Senator Feinstein Calls for Immediate Steps to Reduce U.S. Emissions to Combat Climate Change; IPCC Report is a “Clarion Call to Action”
Feb 02 2007
Washington, DC – Citing the conclusions of a new report summary detailing the human impact on climate change, U.S. Senator Dianne Feinstein (D-Calif.) today called for immediate steps to reduce greenhouse gas emissions across all sectors of the economy. Senator Feinstein said that the fourth assessment report summary issued by the United Nation’s Intergovernmental Panel on Climate Change (IPCC) is a “clarion call to action.”
“The report issued today by the Intergovernmental Panel on Climate Change states that human activity has ‘very likely’ caused the earth’s temperature to rise more than 1 degree over the last century alone.
The report is the consensus of more than 600 leading scientists representing 42 countries from around the world. The report clearly states that global warming is real, that it is happening, and that action needs to be taken.
With the facts put together, this report comprises a clarion call to action.
The report concludes:
- Global atmospheric concentrations of greenhouse gases have increased markedly as a result of human activities since 1750 and now far exceed pre-industrial levels – with increases in carbon dioxide due to the use of fossil fuels, while those of methane and nitrous oxide primarily caused by agriculture.
- Improvements in climate science since the Intergovernmental Panel’s Third Assessment Report in 2001 led the scientists to express a very high confidence (90 percent certainty) that the impact of human activity has been one of global warming.
- The evidence of this warming is unequivocal and the impact of human activity discernable: Glaciers the size of small countries are melting into the ocean. Seas are rising and salinity is increasing. There are more frequent heat waves, more intense and longer droughts, more frequent tropical cyclone activity, and heavier patterns of rainfall.
- Historical climate information supports the interpretation that the warmth of the last half-century is unusual in at least the previous 1300 years.
- Continued greenhouse gas emissions at or above current rates would cause further warming and induce changes in this century that would very likely be larger than those in the last century.

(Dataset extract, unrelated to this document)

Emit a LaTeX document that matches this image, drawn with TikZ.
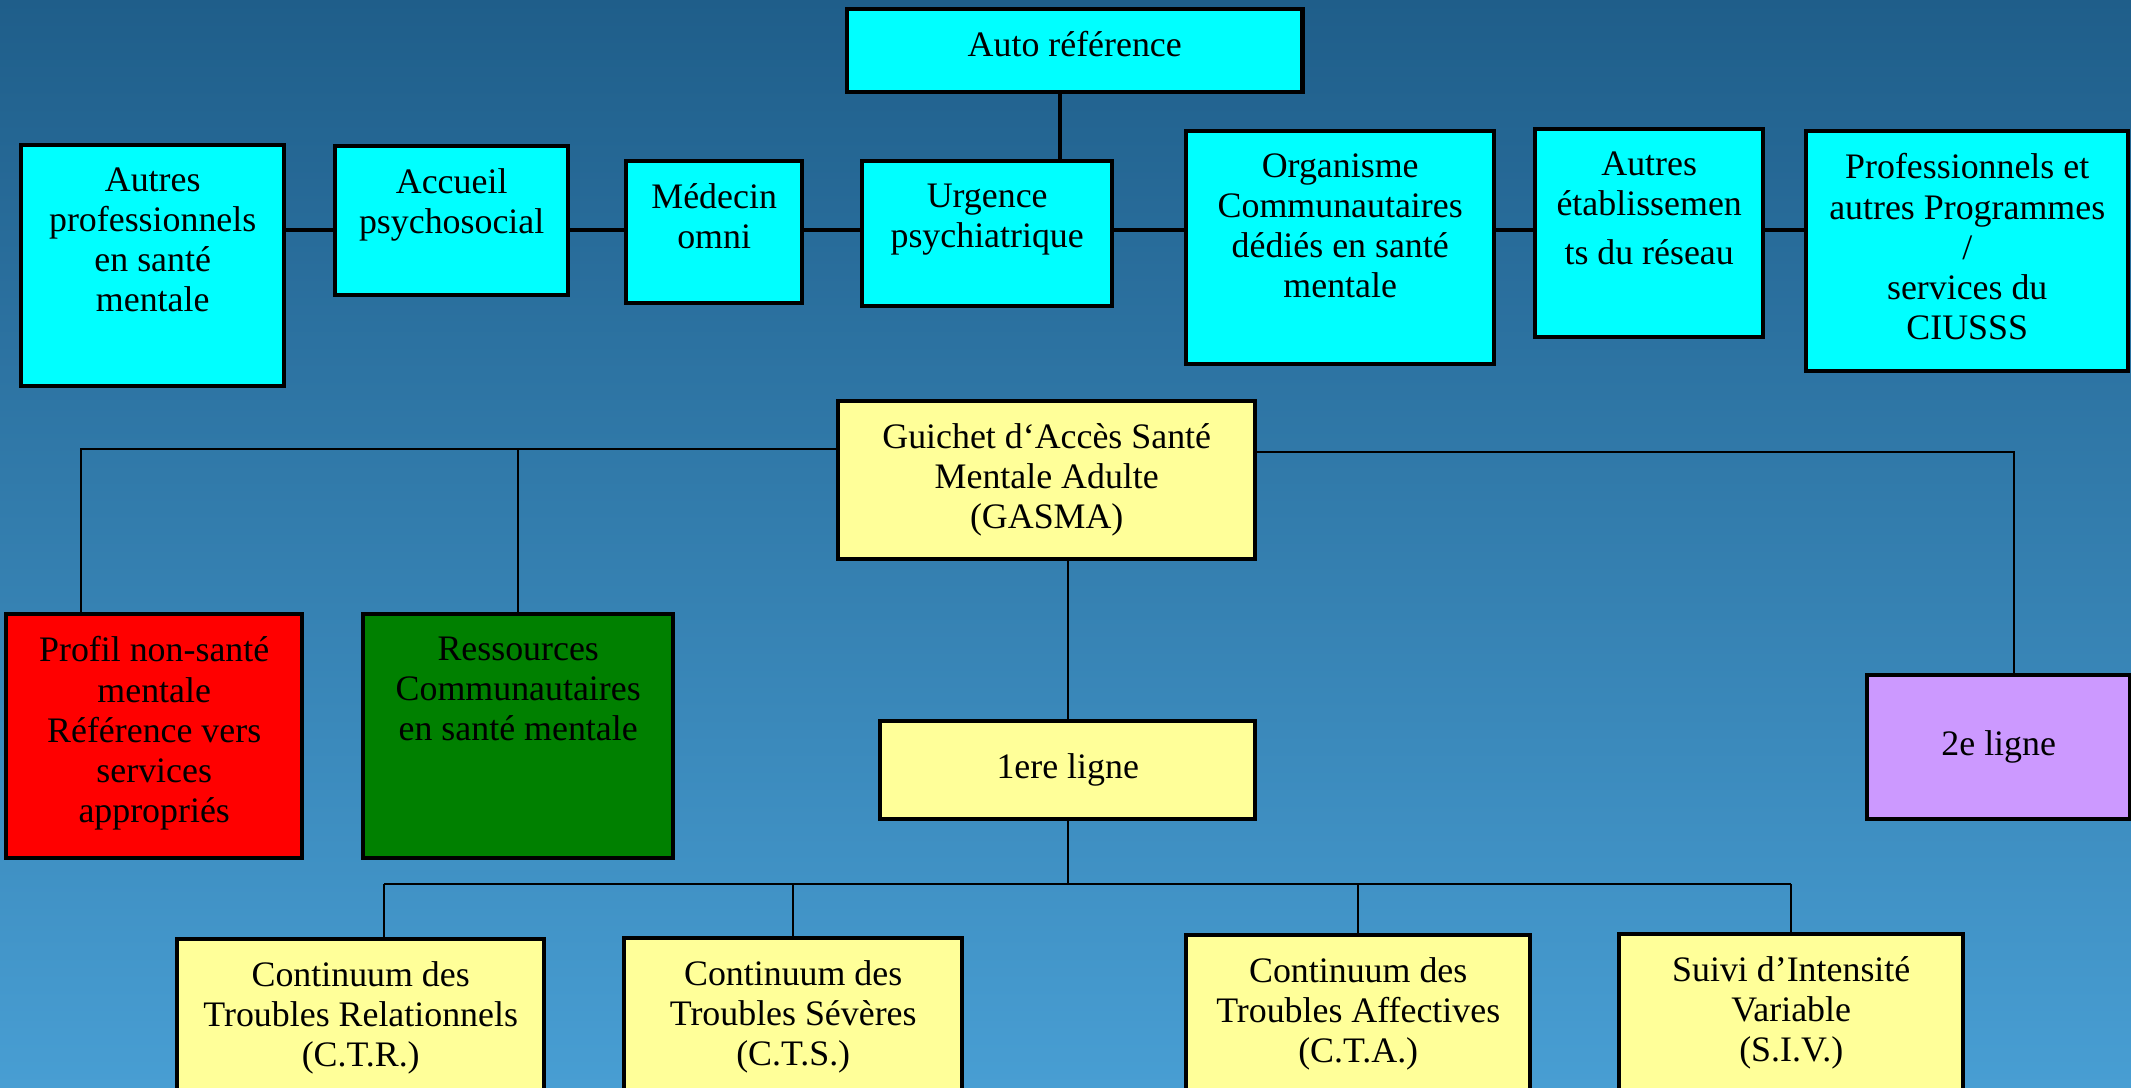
\documentclass[tikz,border=0pt]{standalone}
\usepackage{fontspec}
\setmainfont{Liberation Serif}
\usetikzlibrary{calc}
\definecolor{fondhaut}{RGB}{31,94,138}
\definecolor{fondbas}{RGB}{72,158,211}
\definecolor{cyanvif}{RGB}{0,255,255}
\definecolor{jaune}{RGB}{255,255,153}
\definecolor{rouge}{RGB}{255,0,0}
\definecolor{vert}{RGB}{0,128,0}
\definecolor{mauve}{RGB}{204,153,255}
\begin{document}
\begin{tikzpicture}[x=0.01cm, y=-0.01cm,
  boite/.style={draw=black, line width=1.2pt, rectangle, anchor=north west, inner sep=0pt,
    font=\fontsize{10.2}{11.4}\selectfont},
  txt/.style={align=center, anchor=north, inner sep=0pt, font=\fontsize{10.2}{11.4}\selectfont},
  gros/.style={line width=1.1pt},
  fil/.style={line width=0.5pt}]
\useasboundingbox (0,0) rectangle (2131,1087);
\clip (0,0) rectangle (2131,1087);
\fill[top color=fondhaut, bottom color=fondbas] (0,0) rectangle (2131,1087);
% ligne du haut
\node[boite, fill=cyanvif, minimum width=4.55cm, minimum height=0.83cm] (auto) at (845,7) {};
\node[boite, fill=cyanvif, minimum width=2.63cm, minimum height=2.41cm] (autres) at (19,143) {};
\node[boite, fill=cyanvif, minimum width=2.33cm, minimum height=1.49cm] (accueil) at (333,144) {};
\node[boite, fill=cyanvif, minimum width=1.76cm, minimum height=1.42cm] (medecin) at (624,159) {};
\node[boite, fill=cyanvif, minimum width=2.50cm, minimum height=1.45cm] (urgence) at (860,159) {};
\node[boite, fill=cyanvif, minimum width=3.08cm, minimum height=2.33cm] (organisme) at (1184,129) {};
\node[boite, fill=cyanvif, minimum width=2.28cm, minimum height=2.08cm] (etab) at (1533,127) {};
\node[boite, fill=cyanvif, minimum width=3.22cm, minimum height=2.40cm] (prof) at (1804,129) {};
\node[txt] (auto-t) at ($(auto.north)+(0,24)$) {Auto référence};
\node[txt] (autres-t) at ($(autres.north)+(0,24)$) {Autres\\professionnels\\en santé\\mentale};
\node[txt] (accueil-t) at ($(accueil.north)+(0,24)$) {Accueil\\psychosocial};
\node[txt] (medecin-t) at ($(medecin.north)+(0,24)$) {Médecin\\omni};
\node[txt] (urgence-t) at ($(urgence.north)+(0,24)$) {Urgence\\psychiatrique};
\node[txt] (organisme-t) at ($(organisme.north)+(0,24)$) {Organisme\\Communautaires\\dédiés en santé\\mentale};
\node[txt] (etab-t) at ($(etab.north)+(0,24)$) {Autres\\établissemen\\[2.5pt]ts du réseau};
\node[txt] (prof-t) at ($(prof.north)+(0,24)$) {Professionnels et\\autres Programmes\\/\\services du\\CIUSSS};
\coordinate (rang) at (0,230);
\foreach \a/\b in {autres/accueil, accueil/medecin, medecin/urgence, urgence/organisme, organisme/etab, etab/prof}
{
    \draw[gros] (\a.east |- rang) -- (\b.west |- rang);
}
\coordinate (autopied) at ($(auto.south)+(-15,0)$);
\draw[gros] (autopied) -- (autopied |- urgence.north);
% GASMA
\node[boite, fill=jaune, minimum width=4.17cm, minimum height=1.58cm] (gasma) at (836,399) {};
\node[txt] (gasma-t) at ($(gasma.north)+(0,24)$) {Guichet d‘Accès Santé\\Mentale Adulte\\(GASMA)};
\node[boite, fill=rouge, minimum width=2.96cm, minimum height=2.44cm] (profil) at (4,612) {};
\node[txt] (profil-t) at ($(profil.north)+(0,24)$) {Profil non-santé\\mentale\\Référence vers\\services\\appropriés};
\node[boite, fill=vert, minimum width=3.10cm, minimum height=2.44cm] (ressources) at (361,612) {};
\node[txt] (ressources-t) at ($(ressources.north)+(0,24)$) {Ressources\\Communautaires\\en santé mentale};
\node[boite, fill=jaune, minimum width=3.75cm, minimum height=0.98cm] (premiere) at (878,719) {1ere ligne};
\node[boite, fill=mauve, minimum width=2.63cm, minimum height=1.44cm] (deux) at (1865,673) {2e ligne};
\coordinate (gbus) at (81,449);
\draw[fil] (gasma.west |- gbus) -- (gbus) -- (gbus |- profil.north);
\draw[fil] (ressources.north) -- (ressources.north |- gbus);
\coordinate (dbus) at (2014,452);
\draw[fil] (gasma.east |- dbus) -- (dbus) -- (dbus |- deux.north);
\draw[fil] (premiere.north) -- (premiere.north |- gasma.south);
% continuums
\node[boite, fill=jaune, minimum width=3.67cm, minimum height=2cm] (ctr) at (175,937) {};
\node[boite, fill=jaune, minimum width=3.38cm, minimum height=2cm] (cts) at (622,936) {};
\node[boite, fill=jaune, minimum width=3.44cm, minimum height=2cm] (cta) at (1184,933) {};
\node[boite, fill=jaune, minimum width=3.44cm, minimum height=2cm] (siv) at (1617,932) {};
\node[txt] (ctr-t) at ($(ctr.north)+(0,24)$) {Continuum des\\Troubles Relationnels\\(C.T.R.)};
\node[txt] (cts-t) at ($(cts.north)+(0,24)$) {Continuum des\\Troubles Sévères\\(C.T.S.)};
\node[txt] (cta-t) at ($(cta.north)+(0,24)$) {Continuum des\\Troubles Affectives\\(C.T.A.)};
\node[txt] (siv-t) at ($(siv.north)+(0,24)$) {Suivi d’Intensité\\Variable\\(S.I.V.)};
\coordinate (bbus) at (384,884);
\draw[fil] (premiere.south) -- (premiere.south |- bbus);
\draw[fil] (bbus) -- (bbus -| siv.north);
\draw[fil] (bbus) -- (bbus |- ctr.north);
\foreach \n in {cts,cta,siv}
{
    \draw[fil] (\n.north) -- (\n.north |- bbus);
}
\end{tikzpicture}
\end{document}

- Global warming and sea level rise would continue for centuries due to climate processes and feedbacks, even if emissions are stabilized.
And the scientists predict that the rate of this warming will only continue to increase. If we do not take action now, the earth’s temperature could rise between 3.2 to 7.8 degrees – or even higher – by the end of the century.
The impact would be catastrophic:
- Sea levels could rise by 7 to 23 inches. Low-lying nations and coastal communities will be lost to flooding. The lives of 10 million people would be impacted by such flooding.
- Arctic sea ice would disappear entirely, causing seas to rise by an additional 4 to 8 inches.
- Snow cover will contract – with widespread thawing of much of the permafrost.
- The Gulf Stream and the North Atlantic Drift, the currents which warm North America and Europe, could slow down between 25 to 50 percent.
- Extreme weather patterns could become the norm, particularly in the tropical regions.
And all this by the end of the century. So, the urgency is unmistakable. Time is running out.
The reality is that the warming cannot be stopped, but it can be slowed. If we take action now, we can contain the warming to 1 to 2 degrees.
The question becomes what can be done? The simple truth is that there is no silver bullet. We need legislation that will reduce greenhouse gas emissions across the board.
That’s why I believe:
- We need national cap-and-trade programs tailored for the electricity and industrial sectors.
- We need to increase fuel economy standards for cars and trucks by 10 miles per gallon over 10 years (or from 25 to 35 miles per gallon by 2019).
- We need to increase supplies of low-carbon fuels like biodiesel and E-85, while also reducing tailpipe emissions.
- And we need to implement national energy efficiency program.
The bottom line is that every home, business, and industry must do its part.
The time to act is now. The very future of our planet hangs in the balance.”